▶ **Data shown**
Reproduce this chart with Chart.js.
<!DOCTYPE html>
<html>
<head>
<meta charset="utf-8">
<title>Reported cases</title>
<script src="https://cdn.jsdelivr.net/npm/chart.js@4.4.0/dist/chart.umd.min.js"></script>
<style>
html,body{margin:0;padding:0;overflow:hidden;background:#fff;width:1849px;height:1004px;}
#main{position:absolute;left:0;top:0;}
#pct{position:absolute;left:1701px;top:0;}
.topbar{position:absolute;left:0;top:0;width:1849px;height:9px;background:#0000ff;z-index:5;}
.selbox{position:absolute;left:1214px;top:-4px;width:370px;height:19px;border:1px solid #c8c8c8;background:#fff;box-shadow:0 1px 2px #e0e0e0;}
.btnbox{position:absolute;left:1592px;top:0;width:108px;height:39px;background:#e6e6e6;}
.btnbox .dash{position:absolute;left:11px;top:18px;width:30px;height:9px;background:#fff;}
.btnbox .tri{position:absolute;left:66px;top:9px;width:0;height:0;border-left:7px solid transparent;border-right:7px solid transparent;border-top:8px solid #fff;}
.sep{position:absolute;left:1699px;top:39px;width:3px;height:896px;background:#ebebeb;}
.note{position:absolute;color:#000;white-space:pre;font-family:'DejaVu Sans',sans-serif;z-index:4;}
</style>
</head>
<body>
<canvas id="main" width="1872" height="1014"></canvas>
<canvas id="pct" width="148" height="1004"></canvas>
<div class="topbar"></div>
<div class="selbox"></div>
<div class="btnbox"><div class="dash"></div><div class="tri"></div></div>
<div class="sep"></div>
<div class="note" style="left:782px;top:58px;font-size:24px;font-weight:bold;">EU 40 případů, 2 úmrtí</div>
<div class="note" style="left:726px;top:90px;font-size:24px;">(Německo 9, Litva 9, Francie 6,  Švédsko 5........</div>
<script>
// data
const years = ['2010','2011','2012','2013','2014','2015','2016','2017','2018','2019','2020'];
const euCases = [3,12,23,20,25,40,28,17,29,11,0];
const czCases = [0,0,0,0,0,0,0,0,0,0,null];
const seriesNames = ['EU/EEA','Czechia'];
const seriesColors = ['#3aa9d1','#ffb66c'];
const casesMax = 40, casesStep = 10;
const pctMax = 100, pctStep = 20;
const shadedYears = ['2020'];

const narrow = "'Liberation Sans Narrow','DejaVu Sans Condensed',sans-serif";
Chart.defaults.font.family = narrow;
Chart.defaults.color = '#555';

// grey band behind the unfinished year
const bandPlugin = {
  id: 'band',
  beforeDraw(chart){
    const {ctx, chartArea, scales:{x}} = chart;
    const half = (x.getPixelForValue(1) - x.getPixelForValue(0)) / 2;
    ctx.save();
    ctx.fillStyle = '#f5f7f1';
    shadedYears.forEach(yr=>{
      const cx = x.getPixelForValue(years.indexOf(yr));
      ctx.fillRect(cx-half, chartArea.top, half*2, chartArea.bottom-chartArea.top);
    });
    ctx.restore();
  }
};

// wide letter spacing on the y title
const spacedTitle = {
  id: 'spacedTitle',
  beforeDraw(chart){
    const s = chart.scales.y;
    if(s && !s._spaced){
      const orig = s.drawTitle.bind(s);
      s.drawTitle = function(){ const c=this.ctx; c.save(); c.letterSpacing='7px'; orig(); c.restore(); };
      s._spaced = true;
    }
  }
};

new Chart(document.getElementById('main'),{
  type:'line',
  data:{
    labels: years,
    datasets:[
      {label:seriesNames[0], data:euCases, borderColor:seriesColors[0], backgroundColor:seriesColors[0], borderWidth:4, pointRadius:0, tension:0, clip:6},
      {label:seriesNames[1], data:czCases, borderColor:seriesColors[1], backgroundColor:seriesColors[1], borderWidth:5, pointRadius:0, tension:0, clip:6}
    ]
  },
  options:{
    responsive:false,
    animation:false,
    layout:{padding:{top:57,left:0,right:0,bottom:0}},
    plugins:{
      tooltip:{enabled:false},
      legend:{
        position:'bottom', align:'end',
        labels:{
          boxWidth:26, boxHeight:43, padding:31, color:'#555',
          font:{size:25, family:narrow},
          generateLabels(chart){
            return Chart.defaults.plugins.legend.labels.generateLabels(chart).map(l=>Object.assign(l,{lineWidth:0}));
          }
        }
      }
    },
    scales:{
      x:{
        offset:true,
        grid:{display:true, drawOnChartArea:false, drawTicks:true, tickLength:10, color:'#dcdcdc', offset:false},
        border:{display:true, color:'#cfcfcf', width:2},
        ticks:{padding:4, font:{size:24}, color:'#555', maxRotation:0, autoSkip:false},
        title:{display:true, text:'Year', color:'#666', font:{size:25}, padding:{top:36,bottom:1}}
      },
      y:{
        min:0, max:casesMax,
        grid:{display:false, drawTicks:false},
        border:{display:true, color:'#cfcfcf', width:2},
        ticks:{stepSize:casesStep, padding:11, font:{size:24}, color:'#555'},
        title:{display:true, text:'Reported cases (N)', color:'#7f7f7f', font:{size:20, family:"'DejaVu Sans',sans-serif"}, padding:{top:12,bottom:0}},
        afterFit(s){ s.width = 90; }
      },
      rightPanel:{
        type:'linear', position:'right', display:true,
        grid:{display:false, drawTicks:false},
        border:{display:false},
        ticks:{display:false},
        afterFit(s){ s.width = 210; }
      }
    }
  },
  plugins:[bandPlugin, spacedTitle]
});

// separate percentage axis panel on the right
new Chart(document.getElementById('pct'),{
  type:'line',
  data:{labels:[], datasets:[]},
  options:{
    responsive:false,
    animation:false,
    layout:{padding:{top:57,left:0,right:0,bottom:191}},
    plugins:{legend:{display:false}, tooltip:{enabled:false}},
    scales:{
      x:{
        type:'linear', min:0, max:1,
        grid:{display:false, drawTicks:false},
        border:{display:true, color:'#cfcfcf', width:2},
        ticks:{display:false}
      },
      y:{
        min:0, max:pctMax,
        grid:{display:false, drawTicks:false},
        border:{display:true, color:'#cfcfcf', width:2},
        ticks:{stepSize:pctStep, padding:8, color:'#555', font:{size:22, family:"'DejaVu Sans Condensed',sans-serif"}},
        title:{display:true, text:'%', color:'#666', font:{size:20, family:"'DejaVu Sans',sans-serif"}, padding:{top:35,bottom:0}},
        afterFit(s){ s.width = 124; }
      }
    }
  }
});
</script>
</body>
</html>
* * *
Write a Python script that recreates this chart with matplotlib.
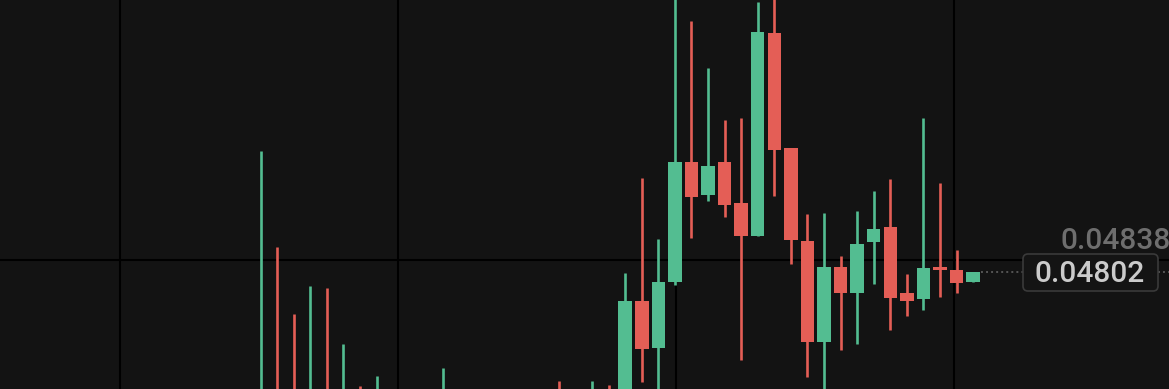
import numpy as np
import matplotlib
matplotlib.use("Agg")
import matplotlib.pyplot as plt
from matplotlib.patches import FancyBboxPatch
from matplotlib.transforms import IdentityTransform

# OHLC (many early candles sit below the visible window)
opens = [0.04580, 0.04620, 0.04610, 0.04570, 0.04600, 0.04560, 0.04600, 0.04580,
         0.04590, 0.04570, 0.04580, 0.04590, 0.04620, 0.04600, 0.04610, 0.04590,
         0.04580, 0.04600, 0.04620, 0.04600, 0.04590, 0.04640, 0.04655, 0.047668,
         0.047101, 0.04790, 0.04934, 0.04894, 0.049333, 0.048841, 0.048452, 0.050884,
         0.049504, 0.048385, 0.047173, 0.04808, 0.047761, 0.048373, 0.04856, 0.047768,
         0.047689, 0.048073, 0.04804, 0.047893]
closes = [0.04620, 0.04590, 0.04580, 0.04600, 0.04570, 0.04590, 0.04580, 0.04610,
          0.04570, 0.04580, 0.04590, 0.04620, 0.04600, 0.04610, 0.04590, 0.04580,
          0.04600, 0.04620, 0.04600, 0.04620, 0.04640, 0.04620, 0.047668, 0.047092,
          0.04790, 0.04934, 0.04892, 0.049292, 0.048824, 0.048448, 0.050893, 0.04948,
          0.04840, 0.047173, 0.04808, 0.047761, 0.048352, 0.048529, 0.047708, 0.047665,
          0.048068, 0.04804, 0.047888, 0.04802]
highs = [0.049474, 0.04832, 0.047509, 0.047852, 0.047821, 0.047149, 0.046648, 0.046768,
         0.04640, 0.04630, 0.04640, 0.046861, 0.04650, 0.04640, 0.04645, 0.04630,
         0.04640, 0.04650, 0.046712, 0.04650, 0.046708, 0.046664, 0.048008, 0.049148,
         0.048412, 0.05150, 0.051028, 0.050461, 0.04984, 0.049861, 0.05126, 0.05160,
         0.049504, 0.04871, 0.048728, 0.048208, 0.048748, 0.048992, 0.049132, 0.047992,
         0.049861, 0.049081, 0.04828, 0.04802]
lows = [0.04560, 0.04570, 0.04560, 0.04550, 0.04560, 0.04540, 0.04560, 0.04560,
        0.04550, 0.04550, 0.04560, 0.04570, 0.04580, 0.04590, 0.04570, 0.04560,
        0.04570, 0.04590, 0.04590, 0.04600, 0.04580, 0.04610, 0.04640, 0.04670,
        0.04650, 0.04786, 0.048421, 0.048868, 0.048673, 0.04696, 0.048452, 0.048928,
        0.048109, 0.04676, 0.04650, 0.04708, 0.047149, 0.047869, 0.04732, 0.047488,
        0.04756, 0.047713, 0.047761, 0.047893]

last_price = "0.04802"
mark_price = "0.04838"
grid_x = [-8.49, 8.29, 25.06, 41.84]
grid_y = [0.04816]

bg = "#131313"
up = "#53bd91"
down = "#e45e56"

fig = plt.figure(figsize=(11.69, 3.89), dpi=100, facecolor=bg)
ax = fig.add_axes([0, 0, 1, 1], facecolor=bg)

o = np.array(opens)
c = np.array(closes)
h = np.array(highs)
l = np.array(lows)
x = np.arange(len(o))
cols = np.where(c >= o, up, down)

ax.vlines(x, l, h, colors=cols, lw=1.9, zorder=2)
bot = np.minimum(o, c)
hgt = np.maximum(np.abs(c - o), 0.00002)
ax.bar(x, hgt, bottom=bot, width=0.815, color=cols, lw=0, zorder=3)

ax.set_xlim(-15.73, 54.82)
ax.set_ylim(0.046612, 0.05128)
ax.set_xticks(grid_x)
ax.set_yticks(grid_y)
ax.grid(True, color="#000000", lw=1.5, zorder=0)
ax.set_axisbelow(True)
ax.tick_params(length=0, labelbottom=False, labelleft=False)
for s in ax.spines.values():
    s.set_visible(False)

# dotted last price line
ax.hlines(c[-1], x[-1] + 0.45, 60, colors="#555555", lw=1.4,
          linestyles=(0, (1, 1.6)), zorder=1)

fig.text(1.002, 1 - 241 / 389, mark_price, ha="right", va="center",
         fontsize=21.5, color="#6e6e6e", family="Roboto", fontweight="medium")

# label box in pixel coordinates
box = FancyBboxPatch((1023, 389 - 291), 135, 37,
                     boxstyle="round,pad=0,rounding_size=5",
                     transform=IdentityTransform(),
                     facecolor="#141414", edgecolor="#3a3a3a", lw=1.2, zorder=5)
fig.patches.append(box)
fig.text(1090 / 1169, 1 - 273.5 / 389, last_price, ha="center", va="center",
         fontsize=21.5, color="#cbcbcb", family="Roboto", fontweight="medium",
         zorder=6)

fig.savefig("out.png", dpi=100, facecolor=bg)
* * *
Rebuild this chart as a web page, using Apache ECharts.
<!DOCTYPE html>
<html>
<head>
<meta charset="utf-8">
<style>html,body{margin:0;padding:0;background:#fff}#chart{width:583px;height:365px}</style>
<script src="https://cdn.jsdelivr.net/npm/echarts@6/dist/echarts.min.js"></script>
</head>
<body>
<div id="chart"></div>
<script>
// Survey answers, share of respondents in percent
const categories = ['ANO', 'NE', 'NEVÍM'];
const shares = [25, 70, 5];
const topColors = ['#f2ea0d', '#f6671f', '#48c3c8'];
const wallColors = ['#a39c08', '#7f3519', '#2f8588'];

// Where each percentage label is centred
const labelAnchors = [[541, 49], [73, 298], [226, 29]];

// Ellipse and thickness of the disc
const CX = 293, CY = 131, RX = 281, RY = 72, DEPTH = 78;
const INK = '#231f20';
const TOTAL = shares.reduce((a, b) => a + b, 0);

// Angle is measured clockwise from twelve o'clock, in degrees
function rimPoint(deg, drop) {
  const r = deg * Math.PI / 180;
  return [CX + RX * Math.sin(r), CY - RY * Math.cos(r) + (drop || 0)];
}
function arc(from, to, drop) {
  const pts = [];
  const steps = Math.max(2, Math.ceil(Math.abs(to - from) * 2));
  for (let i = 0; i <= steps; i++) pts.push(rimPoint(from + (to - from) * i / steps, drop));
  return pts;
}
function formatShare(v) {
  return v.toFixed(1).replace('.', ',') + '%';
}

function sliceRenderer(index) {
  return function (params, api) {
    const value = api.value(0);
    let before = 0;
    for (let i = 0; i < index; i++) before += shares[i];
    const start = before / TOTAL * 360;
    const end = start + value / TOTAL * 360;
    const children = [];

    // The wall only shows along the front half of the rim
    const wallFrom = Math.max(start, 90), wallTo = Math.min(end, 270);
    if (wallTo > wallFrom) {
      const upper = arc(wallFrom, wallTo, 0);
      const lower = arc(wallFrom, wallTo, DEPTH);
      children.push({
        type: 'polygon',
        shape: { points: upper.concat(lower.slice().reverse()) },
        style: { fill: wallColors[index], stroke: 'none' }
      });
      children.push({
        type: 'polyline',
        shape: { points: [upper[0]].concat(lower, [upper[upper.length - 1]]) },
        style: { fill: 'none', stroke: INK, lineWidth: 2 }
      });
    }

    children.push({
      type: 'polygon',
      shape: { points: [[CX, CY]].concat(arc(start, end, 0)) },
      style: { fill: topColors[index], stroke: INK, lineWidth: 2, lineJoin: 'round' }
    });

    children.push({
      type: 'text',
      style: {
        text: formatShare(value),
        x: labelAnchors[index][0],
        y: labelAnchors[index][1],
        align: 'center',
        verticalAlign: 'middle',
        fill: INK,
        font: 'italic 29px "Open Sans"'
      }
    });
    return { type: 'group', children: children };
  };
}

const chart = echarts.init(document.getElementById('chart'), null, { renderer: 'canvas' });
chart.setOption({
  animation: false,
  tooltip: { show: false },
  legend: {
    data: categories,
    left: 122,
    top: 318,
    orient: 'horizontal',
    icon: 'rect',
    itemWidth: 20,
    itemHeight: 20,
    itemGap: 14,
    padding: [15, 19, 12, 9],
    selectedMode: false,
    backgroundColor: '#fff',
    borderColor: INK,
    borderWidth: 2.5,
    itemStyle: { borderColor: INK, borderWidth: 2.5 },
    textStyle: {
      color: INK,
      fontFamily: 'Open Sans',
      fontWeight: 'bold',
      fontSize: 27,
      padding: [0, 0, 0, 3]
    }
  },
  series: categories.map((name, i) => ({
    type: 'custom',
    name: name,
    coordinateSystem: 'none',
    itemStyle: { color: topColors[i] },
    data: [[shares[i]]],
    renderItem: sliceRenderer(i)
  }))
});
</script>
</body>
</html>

▶ **Task objective**
Check each line of the records for the word "matplotlib", and show the lines that contain it.

▶ **Final result**
Write a Python script that recreates this chart with matplotlib.
import matplotlib
matplotlib.use("Agg")
import matplotlib.pyplot as plt
from matplotlib.patches import FancyBboxPatch
from matplotlib.transforms import IdentityTransform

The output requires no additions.